Tomey's wake-up call recalled

 •  Friendly football rivalry set to begin

By Ferd Lewis
Advertiser Columnist

SAN JOSE, Calif. — A little more than three years ago, then-University of Hawai'i President Evan Dobelle was awakened by an early morning phone call at his College Hill residence.

When he picked up the receiver, there was an irate Dick Tomey at the other end demanding to know, in several well-chosen words, just how he had been passed over for the athletic director job that went to Herman Frazier without so much as an interview.

Today, instead of watching over UH's athletic department bottom line, Tomey, as San Jose State's first-year head football coach, will be trying to pierce the Warriors' offensive and defensive lines.

Rather than guiding UH's fortunes, the 67-year-old Tomey will be trying to sink them in a Western Athletic Conference game for the 2-4 Warriors and 1-5 Spartans.
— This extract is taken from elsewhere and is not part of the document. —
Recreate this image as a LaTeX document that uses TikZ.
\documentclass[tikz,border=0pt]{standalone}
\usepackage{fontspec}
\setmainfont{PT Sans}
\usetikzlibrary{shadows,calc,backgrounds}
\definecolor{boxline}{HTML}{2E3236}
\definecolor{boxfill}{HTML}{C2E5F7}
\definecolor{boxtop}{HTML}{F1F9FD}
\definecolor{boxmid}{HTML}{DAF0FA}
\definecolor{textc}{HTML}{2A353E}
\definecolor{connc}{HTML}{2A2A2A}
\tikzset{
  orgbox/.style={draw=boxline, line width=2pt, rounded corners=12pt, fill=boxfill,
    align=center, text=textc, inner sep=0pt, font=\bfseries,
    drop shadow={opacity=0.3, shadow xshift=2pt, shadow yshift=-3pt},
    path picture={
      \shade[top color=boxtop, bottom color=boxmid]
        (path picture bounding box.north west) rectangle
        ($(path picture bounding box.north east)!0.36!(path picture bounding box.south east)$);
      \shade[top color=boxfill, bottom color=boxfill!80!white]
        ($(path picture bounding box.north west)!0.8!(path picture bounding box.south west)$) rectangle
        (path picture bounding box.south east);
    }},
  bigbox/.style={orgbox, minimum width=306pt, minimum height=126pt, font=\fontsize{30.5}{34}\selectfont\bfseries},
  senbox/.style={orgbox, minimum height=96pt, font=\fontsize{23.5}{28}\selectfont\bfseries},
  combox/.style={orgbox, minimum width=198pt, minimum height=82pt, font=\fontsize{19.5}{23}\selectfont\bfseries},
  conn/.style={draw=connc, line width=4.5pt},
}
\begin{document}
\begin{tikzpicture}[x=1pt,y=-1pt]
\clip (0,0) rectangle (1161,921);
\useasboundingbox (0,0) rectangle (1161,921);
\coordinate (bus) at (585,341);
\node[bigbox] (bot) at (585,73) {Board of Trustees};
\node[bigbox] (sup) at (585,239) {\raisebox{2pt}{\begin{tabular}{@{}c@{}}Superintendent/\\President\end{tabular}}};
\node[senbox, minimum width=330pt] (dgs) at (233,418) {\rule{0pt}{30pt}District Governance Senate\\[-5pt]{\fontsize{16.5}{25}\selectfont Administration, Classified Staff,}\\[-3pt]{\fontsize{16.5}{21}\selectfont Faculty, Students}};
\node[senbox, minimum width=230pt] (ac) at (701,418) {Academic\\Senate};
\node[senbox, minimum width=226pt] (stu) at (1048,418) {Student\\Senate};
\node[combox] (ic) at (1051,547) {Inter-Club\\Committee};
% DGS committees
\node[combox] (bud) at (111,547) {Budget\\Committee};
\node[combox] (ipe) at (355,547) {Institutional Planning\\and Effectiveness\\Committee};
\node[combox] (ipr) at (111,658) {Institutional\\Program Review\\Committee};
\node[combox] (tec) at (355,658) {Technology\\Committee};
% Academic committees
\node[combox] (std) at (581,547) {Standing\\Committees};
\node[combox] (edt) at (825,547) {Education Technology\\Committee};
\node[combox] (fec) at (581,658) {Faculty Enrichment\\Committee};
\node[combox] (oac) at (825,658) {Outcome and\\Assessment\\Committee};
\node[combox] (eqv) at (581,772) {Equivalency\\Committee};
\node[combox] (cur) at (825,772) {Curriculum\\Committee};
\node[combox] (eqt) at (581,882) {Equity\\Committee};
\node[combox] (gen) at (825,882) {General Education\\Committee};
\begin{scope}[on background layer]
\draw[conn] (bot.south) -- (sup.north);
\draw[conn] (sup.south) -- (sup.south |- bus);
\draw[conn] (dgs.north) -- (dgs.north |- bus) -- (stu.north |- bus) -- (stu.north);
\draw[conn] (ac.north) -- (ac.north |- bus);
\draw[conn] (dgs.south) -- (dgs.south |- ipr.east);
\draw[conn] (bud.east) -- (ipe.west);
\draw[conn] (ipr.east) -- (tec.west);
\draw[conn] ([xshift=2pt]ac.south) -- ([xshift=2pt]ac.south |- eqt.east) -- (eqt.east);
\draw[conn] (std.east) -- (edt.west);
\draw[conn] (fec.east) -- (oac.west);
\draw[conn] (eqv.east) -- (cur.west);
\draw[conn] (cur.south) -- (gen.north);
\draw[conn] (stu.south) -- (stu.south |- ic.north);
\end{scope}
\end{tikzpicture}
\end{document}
In the process of preparing for their game and the heat of their four-quarter meeting, you wonder if the AD situation of 2002 flickers in Tomey's memory. If there is a lingering "what if ..." somewhere in the back of his mind.

Tomey claims not, saying this week, "I'm grateful I didn't get it. If I had, I wouldn't have this (SJSU) job. And, I'm thrilled to have this job."
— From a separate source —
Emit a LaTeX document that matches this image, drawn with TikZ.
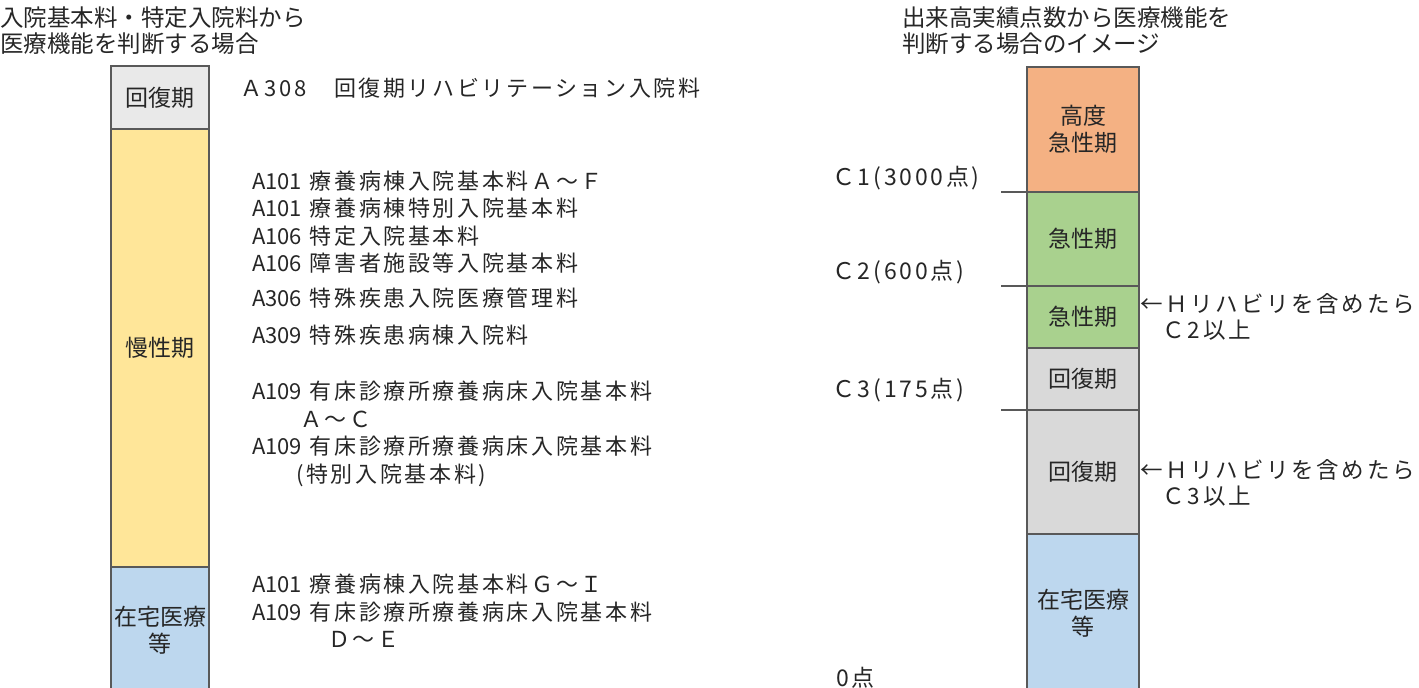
\documentclass[tikz,border=0pt]{standalone}
\usepackage{fontspec}
\setmainfont{Noto Sans CJK JP}
\newfontfamily\spacedfont[LetterSpace=12]{Noto Sans CJK JP}
\newcommand{\kcode}[1]{{\rmfamily #1}}
\usepackage{xcolor}
\usetikzlibrary{positioning}
\definecolor{ink}{HTML}{262626}
\definecolor{edge}{HTML}{595959}
\definecolor{grayL}{HTML}{E9E9E9}
\definecolor{grayR}{HTML}{D9D9D9}
\definecolor{yellowC}{HTML}{FFE699}
\definecolor{blueH}{HTML}{BDD7EE}
\definecolor{orangeA}{HTML}{F4B183}
\definecolor{greenA}{HTML}{A9D18E}

\begin{document}
\begin{tikzpicture}[
  x=1pt, y=-1pt,
  seg/.style={rectangle, draw=edge, line width=1.1pt, inner sep=0pt, outer sep=0pt, align=center, text=ink, font=\fontsize{23}{27}\selectfont},
  segL/.style={seg, minimum width=98pt},
  segR/.style={seg, minimum width=112pt},
  heading/.style={anchor=west, inner sep=0pt, align=left, text=ink, font=\fontsize{23.5}{26}\selectfont},
  item/.style={anchor=west, inner sep=0pt, align=left, text=ink, font=\spacedfont\fontsize{22}{27.5}\selectfont},
  level/.style={anchor=west, inner sep=0pt, text=ink, font=\spacedfont\fontsize{23}{26}\selectfont},
  hnote/.style={inner sep=0pt, align=left, text=ink, font=\spacedfont\fontsize{22.5}{26}\selectfont},
  cline/.style={draw=edge, line width=1.1pt}
]
\useasboundingbox (0,0) rectangle (1419,688);

\node[heading] (titleL) at (0,31) {入院基本料・特定入院料から\\医療機能を判断する場合};
\node[heading] (titleR) at (902,31) {出来高実績点数から医療機能を\\判断する場合のイメージ};

\node[segL, fill=grayL, minimum height=63pt, anchor=north west] (kaifukuL) at (111,66) {回復期};
\node[segL, fill=yellowC, minimum height=438pt, below=0pt of kaifukuL] (manseiL) {慢性期};
\node[segL, fill=blueH, minimum height=126pt, below=0pt of manseiL] (zaitakuL) {在宅医療\\等};

\node[item] (a308) at (240,88) {Ａ308　回復期リハビリテーション入院料};
\node[item] (a101) at (252,222) {\kcode{A101} 療養病棟入院基本料Ａ～Ｆ\\\kcode{A101} 療養病棟特別入院基本料\\\kcode{A106} 特定入院基本料\\\kcode{A106} 障害者施設等入院基本料};
\node[item] (a306) at (252,298) {\kcode{A306} 特殊疾患入院医療管理料};
\node[item] (a309) at (252,335) {\kcode{A309} 特殊疾患病棟入院料};
\node[item] (a109) at (252,434) {\kcode{A109} 有床診療所療養病床入院基本料\\\hspace*{48pt}Ａ～Ｃ\\\kcode{A109} 有床診療所療養病床入院基本料\\\hspace*{44pt}(特別入院基本料)};
\node[item] (a101b) at (252,611) {\kcode{A101} 療養病棟入院基本料Ｇ～Ｉ\\\kcode{A109} 有床診療所療養病床入院基本料\\\hspace*{76pt}Ｄ～Ｅ};

\node[segR, fill=orangeA, minimum height=125pt, anchor=north west] (koudo) at (1027,67) {高度\\急性期};
\node[segR, fill=greenA, minimum height=94pt, below=0pt of koudo] (kyusei) {急性期};
\node[segR, fill=greenA, minimum height=62pt, below=0pt of kyusei] (kyuseiH) {急性期};
\node[segR, fill=grayR, minimum height=62pt, below=0pt of kyuseiH] (kaifuku) {回復期};
\node[segR, fill=grayR, minimum height=124pt, below=0pt of kaifuku] (kaifukuH) {回復期};
\node[segR, fill=blueH, minimum height=158pt, below=0pt of kaifukuH] (zaitaku) {在宅医療\\等};

\node[level] (c1) at (832,178) {Ｃ1(3000点)};
\node[level] (c2) at (832,272) {Ｃ2(600点)};
\node[level] (c3) at (832,390) {Ｃ3(175点)};
\node[level] (zero) at (836,678) {0点};

\coordinate (c1end) at (1001,192);
\coordinate (c2end) at (1001,286);
\coordinate (c3end) at (1001,410);
\draw[cline] (c1end) -- (koudo.south west);
\draw[cline] (c2end) -- (kyusei.south west);
\draw[cline] (c3end) -- (kaifuku.south west);

\node[hnote, right=1pt of kyuseiH] (rehab2) {←Ｈリハビリを含めたら\\\phantom{←}Ｃ2以上};
\node[hnote, right=1pt of kaifukuH, yshift=-11pt] (rehab3) {←Ｈリハビリを含めたら\\\phantom{←}Ｃ3以上};
\end{tikzpicture}
\end{document}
That's vintage Tomey, of course, culling a positive out of a negative and moving on to the challenge at hand. But it doesn't obscure the fact that Tomey was shabbily treated by a school he had done so much for in a decade (1977-86) as football coach.

So, when Hugh Yoshida resigned in 2002, the rumor around town — denied by Dobelle then and yesterday — was that Tomey had been promised the job as soon as the formality of a search played out. Speculation had been that the job was Tomey's until Frazier's folder from the search firm hit Bachman Hall.

Regardless, Tomey did not get an interview before the selection committee and, according to two people involved in the process who asked not to be named because of confidentiality pledges, he was not among the 10 finalists.

"I felt, in the end, Dick was not treated properly in the process," said Paul Costello, who was a UH vice president and member of the search committee.

"I think Dick Tomey is a great coach and Herman Frazier is a great AD and there is a difference," Dobelle said.

When Tomey called, at what Dobelle said, "was 4 or 5 in the morning, I listened to him and told him I cared about him but that this was a process that had gone through scrutiny by 17 citizens in Hawai'i and that I had not been involved in it," Dobelle said.

Dobelle said Tomey called back a week later and apologized for the wake-up call.

"And I said I thought he would have been a strong candidate but they evidently felt that, though he was a strong candidate, there were stronger ones," Dobelle said.

Would Tomey have made a better AD than an adversary on the sidelines? We'll never know.